* _Work required_: Quote the listing below in full and exactly as written, but omit every picture.

* _Information provided_:
........

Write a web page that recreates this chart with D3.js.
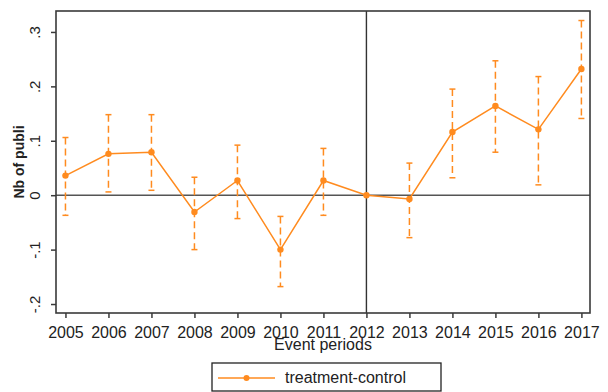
<!DOCTYPE html>
<html>
<head>
<meta charset="utf-8">
<script src="https://cdn.jsdelivr.net/npm/d3@7"></script>
<style>
  html, body { margin: 0; padding: 0; background: #fff; }
  svg { display: block; font-family: "Liberation Sans", Arial, sans-serif; }
</style>
</head>
<body>
<svg id="chart" width="608" height="392"></svg>
<script>
// Event-study estimates (treatment minus control) with 95% confidence bounds
const years = [2005, 2006, 2007, 2008, 2009, 2010, 2011, 2012, 2013, 2014, 2015, 2016, 2017];
const estimate = [0.036, 0.076, 0.079, -0.031, 0.027, -0.100, 0.027, 0.000, -0.007, 0.116, 0.164, 0.121, 0.232];
const upper = [0.106, 0.148, 0.148, 0.033, 0.092, -0.039, 0.086, null, 0.059, 0.195, 0.247, 0.218, 0.321];
const lower = [-0.037, 0.006, 0.009, -0.100, -0.043, -0.168, -0.037, null, -0.078, 0.032, 0.079, 0.019, 0.141];
const yTicks = [-0.2, -0.1, 0, 0.1, 0.2, 0.3];
const yTickLabels = ["-.2", "-.1", "0", ".1", ".2", ".3"];
const referenceYear = 2012;
const seriesName = "treatment-control";
const xTitle = "Event periods";
const yTitle = "Nb of publi";

const orange = "#ff8b1f";
const frameColor = "#3a3a3a";

const svg = d3.select("#chart");
const plot = { left: 56, top: 11, right: 590, bottom: 313 };

const x = d3.scaleLinear()
  .domain([2004.78, 2017.2])
  .range([plot.left, plot.right]);
const y = d3.scaleLinear()
  .domain([-0.2165, 0.3385])
  .range([plot.bottom, plot.top]);

// Axes
const xAxis = d3.axisBottom(x)
  .tickValues(years)
  .tickFormat(d3.format("d"))
  .tickSize(5)
  .tickSizeOuter(0);
const gx = svg.append("g")
  .attr("transform", `translate(0,${plot.bottom})`)
  .call(xAxis);
gx.select(".domain").remove();
gx.selectAll(".tick line").attr("stroke", frameColor).attr("stroke-width", 1.5);
gx.selectAll(".tick text")
  .attr("fill", "#222")
  .attr("font-size", 16)
  .attr("font-family", "Liberation Sans, Arial, sans-serif")
  .attr("dy", 0)
  .attr("y", 25);

const yAxis = d3.axisLeft(y)
  .tickValues(yTicks)
  .tickFormat((d, i) => yTickLabels[i])
  .tickSize(5)
  .tickSizeOuter(0);
const gy = svg.append("g")
  .attr("transform", `translate(${plot.left},0)`)
  .call(yAxis);
gy.select(".domain").remove();
gy.selectAll(".tick line").attr("stroke", frameColor).attr("stroke-width", 1.5);
gy.selectAll(".tick text")
  .attr("fill", "#222")
  .attr("font-size", 15)
  .attr("font-family", "Liberation Sans, Arial, sans-serif")
  .attr("x", 0)
  .attr("dy", 0)
  .attr("text-anchor", "middle")
  .attr("transform", "translate(-21,0) rotate(-90)")
  .attr("y", 5);

// Zero line and reference period line
svg.append("line")
  .attr("x1", plot.left).attr("x2", plot.right)
  .attr("y1", y(0)).attr("y2", y(0))
  .attr("stroke", "#555").attr("stroke-width", 1.6);
svg.append("line")
  .attr("x1", x(referenceYear)).attr("x2", x(referenceYear))
  .attr("y1", plot.top).attr("y2", plot.bottom)
  .attr("stroke", "#333").attr("stroke-width", 1.4);

// Frame
svg.append("rect")
  .attr("x", plot.left).attr("y", plot.top)
  .attr("width", plot.right - plot.left)
  .attr("height", plot.bottom - plot.top)
  .attr("fill", "none")
  .attr("stroke", frameColor)
  .attr("stroke-width", 1.6);

// Confidence intervals
const ci = years.map((yr, i) => ({ yr, lo: lower[i], hi: upper[i] }))
  .filter(d => d.lo !== null && d.hi !== null);
const capHalf = 3;
const gci = svg.append("g").attr("stroke", orange).attr("stroke-width", 1.5);
gci.selectAll("line.bar").data(ci).join("line")
  .attr("class", "bar")
  .attr("x1", d => x(d.yr)).attr("x2", d => x(d.yr))
  .attr("y1", d => y(d.hi)).attr("y2", d => y(d.lo))
  .attr("stroke-dasharray", "7,4");
gci.selectAll("line.capTop").data(ci).join("line")
  .attr("class", "capTop")
  .attr("x1", d => x(d.yr) - capHalf).attr("x2", d => x(d.yr) + capHalf)
  .attr("y1", d => y(d.hi)).attr("y2", d => y(d.hi));
gci.selectAll("line.capBot").data(ci).join("line")
  .attr("class", "capBot")
  .attr("x1", d => x(d.yr) - capHalf).attr("x2", d => x(d.yr) + capHalf)
  .attr("y1", d => y(d.lo)).attr("y2", d => y(d.lo));

// Estimate line and markers
const pts = years.map((yr, i) => ({ yr, v: estimate[i] }));
svg.append("path")
  .datum(pts)
  .attr("fill", "none")
  .attr("stroke", orange)
  .attr("stroke-width", 1.5)
  .attr("d", d3.line().x(d => x(d.yr)).y(d => y(d.v)));
svg.append("g").selectAll("circle").data(pts).join("circle")
  .attr("cx", d => x(d.yr)).attr("cy", d => y(d.v))
  .attr("r", 3.2)
  .attr("fill", orange);

// Axis titles
svg.append("text")
  .attr("x", (plot.left + plot.right) / 2)
  .attr("y", 350)
  .attr("text-anchor", "middle")
  .attr("font-size", 16)
  .attr("fill", "#222")
  .text(xTitle);
svg.append("text")
  .attr("transform", `translate(24,${(plot.top + plot.bottom) / 2}) rotate(-90)`)
  .attr("text-anchor", "middle")
  .attr("font-size", 14)
  .attr("font-weight", "bold")
  .attr("fill", "#222")
  .text(yTitle);

// Legend
const lg = svg.append("g");
lg.append("rect")
  .attr("x", 212).attr("y", 363)
  .attr("width", 229).attr("height", 28)
  .attr("fill", "#fff")
  .attr("stroke", "#222")
  .attr("stroke-width", 1.3);
lg.append("line")
  .attr("x1", 218).attr("x2", 275)
  .attr("y1", 378).attr("y2", 378)
  .attr("stroke", orange).attr("stroke-width", 1.5);
lg.append("circle")
  .attr("cx", 246.5).attr("cy", 378).attr("r", 3)
  .attr("fill", orange);
lg.append("text")
  .attr("x", 285).attr("y", 383)
  .attr("font-size", 16)
  .attr("fill", "#222")
  .text(seriesName);
</script>
</body>
</html>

........

* _Output for this exercise_:
Write a web page that recreates this chart with D3.js.
<!DOCTYPE html>
<html>
<head>
<meta charset="utf-8">
<script src="https://cdn.jsdelivr.net/npm/d3@7"></script>
<style>
  html, body { margin: 0; padding: 0; background: #fff; }
  svg { display: block; font-family: "Liberation Sans", Arial, sans-serif; }
</style>
</head>
<body>
<svg id="chart" width="608" height="392"></svg>
<script>
// Event-study estimates (treatment minus control) with 95% confidence bounds
const years = [2005, 2006, 2007, 2008, 2009, 2010, 2011, 2012, 2013, 2014, 2015, 2016, 2017];
const estimate = [0.036, 0.076, 0.079, -0.031, 0.027, -0.100, 0.027, 0.000, -0.007, 0.116, 0.164, 0.121, 0.232];
const upper = [0.106, 0.148, 0.148, 0.033, 0.092, -0.039, 0.086, null, 0.059, 0.195, 0.247, 0.218, 0.321];
const lower = [-0.037, 0.006, 0.009, -0.100, -0.043, -0.168, -0.037, null, -0.078, 0.032, 0.079, 0.019, 0.141];
const yTicks = [-0.2, -0.1, 0, 0.1, 0.2, 0.3];
const yTickLabels = ["-.2", "-.1", "0", ".1", ".2", ".3"];
const referenceYear = 2012;
const seriesName = "treatment-control";
const xTitle = "Event periods";
const yTitle = "Nb of publi";

const orange = "#ff8b1f";
const frameColor = "#3a3a3a";

const svg = d3.select("#chart");
const plot = { left: 56, top: 11, right: 590, bottom: 313 };

const x = d3.scaleLinear()
  .domain([2004.78, 2017.2])
  .range([plot.left, plot.right]);
const y = d3.scaleLinear()
  .domain([-0.2165, 0.3385])
  .range([plot.bottom, plot.top]);

// Axes
const xAxis = d3.axisBottom(x)
  .tickValues(years)
  .tickFormat(d3.format("d"))
  .tickSize(5)
  .tickSizeOuter(0);
const gx = svg.append("g")
  .attr("transform", `translate(0,${plot.bottom})`)
  .call(xAxis);
gx.select(".domain").remove();
gx.selectAll(".tick line").attr("stroke", frameColor).attr("stroke-width", 1.5);
gx.selectAll(".tick text")
  .attr("fill", "#222")
  .attr("font-size", 16)
  .attr("font-family", "Liberation Sans, Arial, sans-serif")
  .attr("dy", 0)
  .attr("y", 25);

const yAxis = d3.axisLeft(y)
  .tickValues(yTicks)
  .tickFormat((d, i) => yTickLabels[i])
  .tickSize(5)
  .tickSizeOuter(0);
const gy = svg.append("g")
  .attr("transform", `translate(${plot.left},0)`)
  .call(yAxis);
gy.select(".domain").remove();
gy.selectAll(".tick line").attr("stroke", frameColor).attr("stroke-width", 1.5);
gy.selectAll(".tick text")
  .attr("fill", "#222")
  .attr("font-size", 15)
  .attr("font-family", "Liberation Sans, Arial, sans-serif")
  .attr("x", 0)
  .attr("dy", 0)
  .attr("text-anchor", "middle")
  .attr("transform", "translate(-21,0) rotate(-90)")
  .attr("y", 5);

// Zero line and reference period line
svg.append("line")
  .attr("x1", plot.left).attr("x2", plot.right)
  .attr("y1", y(0)).attr("y2", y(0))
  .attr("stroke", "#555").attr("stroke-width", 1.6);
svg.append("line")
  .attr("x1", x(referenceYear)).attr("x2", x(referenceYear))
  .attr("y1", plot.top).attr("y2", plot.bottom)
  .attr("stroke", "#333").attr("stroke-width", 1.4);

// Frame
svg.append("rect")
  .attr("x", plot.left).attr("y", plot.top)
  .attr("width", plot.right - plot.left)
  .attr("height", plot.bottom - plot.top)
  .attr("fill", "none")
  .attr("stroke", frameColor)
  .attr("stroke-width", 1.6);

// Confidence intervals
const ci = years.map((yr, i) => ({ yr, lo: lower[i], hi: upper[i] }))
  .filter(d => d.lo !== null && d.hi !== null);
const capHalf = 3;
const gci = svg.append("g").attr("stroke", orange).attr("stroke-width", 1.5);
gci.selectAll("line.bar").data(ci).join("line")
  .attr("class", "bar")
  .attr("x1", d => x(d.yr)).attr("x2", d => x(d.yr))
  .attr("y1", d => y(d.hi)).attr("y2", d => y(d.lo))
  .attr("stroke-dasharray", "7,4");
gci.selectAll("line.capTop").data(ci).join("line")
  .attr("class", "capTop")
  .attr("x1", d => x(d.yr) - capHalf).attr("x2", d => x(d.yr) + capHalf)
  .attr("y1", d => y(d.hi)).attr("y2", d => y(d.hi));
gci.selectAll("line.capBot").data(ci).join("line")
  .attr("class", "capBot")
  .attr("x1", d => x(d.yr) - capHalf).attr("x2", d => x(d.yr) + capHalf)
  .attr("y1", d => y(d.lo)).attr("y2", d => y(d.lo));

// Estimate line and markers
const pts = years.map((yr, i) => ({ yr, v: estimate[i] }));
svg.append("path")
  .datum(pts)
  .attr("fill", "none")
  .attr("stroke", orange)
  .attr("stroke-width", 1.5)
  .attr("d", d3.line().x(d => x(d.yr)).y(d => y(d.v)));
svg.append("g").selectAll("circle").data(pts).join("circle")
  .attr("cx", d => x(d.yr)).attr("cy", d => y(d.v))
  .attr("r", 3.2)
  .attr("fill", orange);

// Axis titles
svg.append("text")
  .attr("x", (plot.left + plot.right) / 2)
  .attr("y", 350)
  .attr("text-anchor", "middle")
  .attr("font-size", 16)
  .attr("fill", "#222")
  .text(xTitle);
svg.append("text")
  .attr("transform", `translate(24,${(plot.top + plot.bottom) / 2}) rotate(-90)`)
  .attr("text-anchor", "middle")
  .attr("font-size", 14)
  .attr("font-weight", "bold")
  .attr("fill", "#222")
  .text(yTitle);

// Legend
const lg = svg.append("g");
lg.append("rect")
  .attr("x", 212).attr("y", 363)
  .attr("width", 229).attr("height", 28)
  .attr("fill", "#fff")
  .attr("stroke", "#222")
  .attr("stroke-width", 1.3);
lg.append("line")
  .attr("x1", 218).attr("x2", 275)
  .attr("y1", 378).attr("y2", 378)
  .attr("stroke", orange).attr("stroke-width", 1.5);
lg.append("circle")
  .attr("cx", 246.5).attr("cy", 378).attr("r", 3)
  .attr("fill", orange);
lg.append("text")
  .attr("x", 285).attr("y", 383)
  .attr("font-size", 16)
  .attr("fill", "#222")
  .text(seriesName);
</script>
</body>
</html>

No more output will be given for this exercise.